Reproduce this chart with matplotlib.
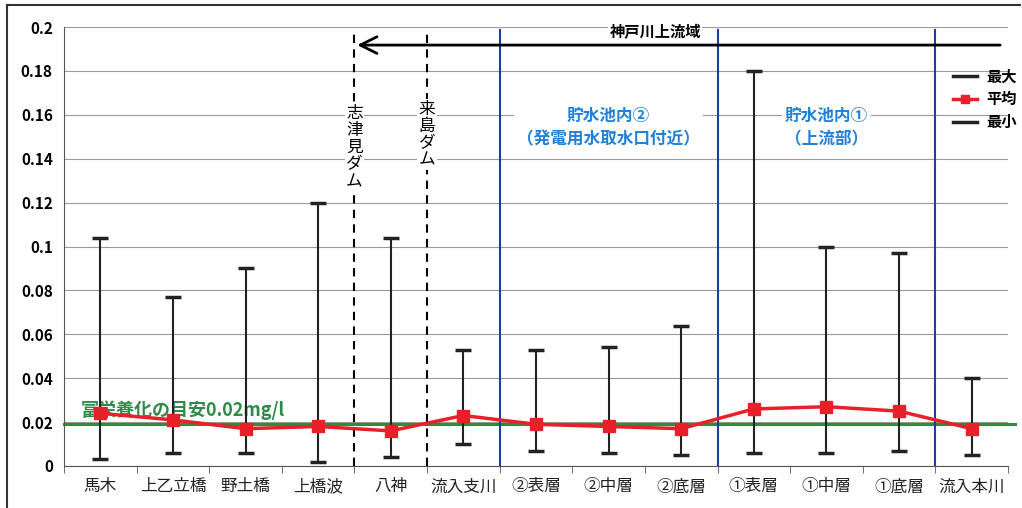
import matplotlib
matplotlib.use("Agg")
import matplotlib.pyplot as plt
from matplotlib.lines import Line2D
import numpy as np

plt.rcParams["font.family"] = ["Noto Sans CJK JP", "DejaVu Sans"]

sites = ["馬木", "上乙立橋", "野土橋", "上橋波", "八神", "流入支川",
         "②表層", "②中層", "②底層", "①表層", "①中層", "①底層", "流入本川"]
v_max = [0.104, 0.077, 0.090, 0.120, 0.104, 0.053,
         0.053, 0.054, 0.064, 0.180, 0.100, 0.097, 0.040]
v_mean = [0.024, 0.021, 0.017, 0.018, 0.016, 0.023,
          0.019, 0.018, 0.017, 0.026, 0.027, 0.025, 0.017]
v_min = [0.003, 0.006, 0.006, 0.002, 0.004, 0.010,
         0.007, 0.006, 0.005, 0.006, 0.006, 0.007, 0.005]
guide = 0.019
dams = [3.5, 4.5]
dam_names = ["志津見ダム", "来島ダム"]
zones = [5.5, 8.5, 11.5]

x = np.arange(len(sites))
vmax, vmean, vmin = np.array(v_max), np.array(v_mean), np.array(v_min)

fig = plt.figure(figsize=(10.22, 5.08), dpi=100)
ax = fig.add_axes([0.0626, 0.0827, 0.9237, 0.864])

ax.set_xlim(-0.5, 12.5)
ax.set_ylim(0, 0.2)
ax.set_yticks(np.arange(0, 0.201, 0.02))
ax.set_yticklabels(["0", "0.02", "0.04", "0.06", "0.08", "0.1", "0.12",
                    "0.14", "0.16", "0.18", "0.2"], fontsize=11, fontweight="bold")
ax.grid(axis="y", color="#9a9a9a", linewidth=0.8)
ax.set_axisbelow(True)
ax.set_xticks(x)
ax.set_xticklabels(sites, fontsize=12, color="#222222")
ax.set_xticks(np.arange(-0.5, 13, 1), minor=True)
ax.tick_params(axis="x", which="major", length=0, pad=9)
ax.tick_params(axis="x", which="minor", length=5, color="#555555")
ax.tick_params(axis="y", length=0, pad=8)
for s in ["top", "right"]:
    ax.spines[s].set_visible(False)
ax.spines["left"].set_color("#555555")
ax.spines["bottom"].set_color("#555555")

# guide line
ax.plot([0, 1.007], [guide, guide], transform=ax.get_yaxis_transform(),
        color="#2e8b3e", linewidth=2.2, clip_on=False, zorder=2)
ax.text(-0.27, 0.0255, "富栄養化の目安0.02mg/l", color="#2e8b4a",
        fontsize=13, fontweight="bold", ha="left", va="center", zorder=5)

# dams
for d in dams:
    ax.plot([d, d], [0, 0.1985], color="black", linestyle=(0, (4, 3)),
            linewidth=1.5, zorder=3)
ax.text(dams[0], 0.145, "\n".join(dam_names[0]), ha="center", va="center",
        fontsize=12, linespacing=1.0,
        bbox=dict(facecolor="white", edgecolor="none", pad=1), zorder=4)
ax.text(dams[1], 0.151, "\n".join(dam_names[1]), ha="center", va="center",
        fontsize=12, linespacing=1.0,
        bbox=dict(facecolor="white", edgecolor="none", pad=1), zorder=4)

# zones
for z in zones:
    ax.plot([z, z], [0, 0.1985], color="#1d3f9e", linewidth=1.5, zorder=3)
ax.text(7.0, 0.154, "貯水池内②\n（発電用水取水口付近）", color="#1f82d8",
        ha="center", va="center", fontsize=12, fontweight="bold",
        linespacing=1.4,
        bbox=dict(facecolor="white", edgecolor="none", pad=2), zorder=4)
ax.text(10.0, 0.154, "貯水池内①\n（上流部）", color="#1f82d8",
        ha="center", va="center", fontsize=12, fontweight="bold",
        linespacing=1.4,
        bbox=dict(facecolor="white", edgecolor="none", pad=2), zorder=4)

# upstream arrow
ax.annotate("", xy=(3.5, 0.1918), xytext=(12.43, 0.1918),
            arrowprops=dict(arrowstyle="->", color="black", lw=2,
                            mutation_scale=30), zorder=4)
ax.text(7.64, 0.1975, "神戸川上流域", ha="center", va="center", fontsize=11,
        fontweight="bold",
        bbox=dict(facecolor="white", edgecolor="none", pad=1), zorder=4)

# error bars and mean line
ax.errorbar(x, vmean, yerr=[vmean - vmin, vmax - vmean], fmt="none",
            ecolor="#222222", elinewidth=1.5, capsize=6, capthick=2.5, zorder=5)
ax.plot(x, vmean, color="#e8202a", linewidth=2.5, marker="s", markersize=9,
        zorder=6)

handles = [Line2D([], [], color="#222222", linewidth=2.5),
           Line2D([], [], color="#e8202a", linewidth=2.5, marker="s", markersize=6),
           Line2D([], [], color="#222222", linewidth=2.5)]
ax.legend(handles, ["最大", "平均", "最小"], loc="upper left",
          bbox_to_anchor=(0.935, 0.92), frameon=False,
          handlelength=1.6, labelspacing=0.45, handletextpad=0.6,
          borderaxespad=0, prop={"weight": "bold", "size": 11})

# outer frame
fig.add_artist(Line2D([0.007, 0.007], [0.0, 0.99], color="#333333", lw=1.5))
fig.add_artist(Line2D([0.007, 0.998], [0.99, 0.99], color="#333333", lw=1.5))

fig.savefig("out.png", dpi=100)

* * * * * * * * *

● **What to produce**: Reproduce the material above exactly, first line through the line that contains "ax = fig.add_axes([0.0626, 0.0827, 0.9237, 0.864])", minus the pictures.

● **Result for this task**:
Reproduce this chart with matplotlib.
import matplotlib
matplotlib.use("Agg")
import matplotlib.pyplot as plt
from matplotlib.lines import Line2D
import numpy as np

plt.rcParams["font.family"] = ["Noto Sans CJK JP", "DejaVu Sans"]

sites = ["馬木", "上乙立橋", "野土橋", "上橋波", "八神", "流入支川",
         "②表層", "②中層", "②底層", "①表層", "①中層", "①底層", "流入本川"]
v_max = [0.104, 0.077, 0.090, 0.120, 0.104, 0.053,
         0.053, 0.054, 0.064, 0.180, 0.100, 0.097, 0.040]
v_mean = [0.024, 0.021, 0.017, 0.018, 0.016, 0.023,
          0.019, 0.018, 0.017, 0.026, 0.027, 0.025, 0.017]
v_min = [0.003, 0.006, 0.006, 0.002, 0.004, 0.010,
         0.007, 0.006, 0.005, 0.006, 0.006, 0.007, 0.005]
guide = 0.019
dams = [3.5, 4.5]
dam_names = ["志津見ダム", "来島ダム"]
zones = [5.5, 8.5, 11.5]

x = np.arange(len(sites))
vmax, vmean, vmin = np.array(v_max), np.array(v_mean), np.array(v_min)

fig = plt.figure(figsize=(10.22, 5.08), dpi=100)
ax = fig.add_axes([0.0626, 0.0827, 0.9237, 0.864])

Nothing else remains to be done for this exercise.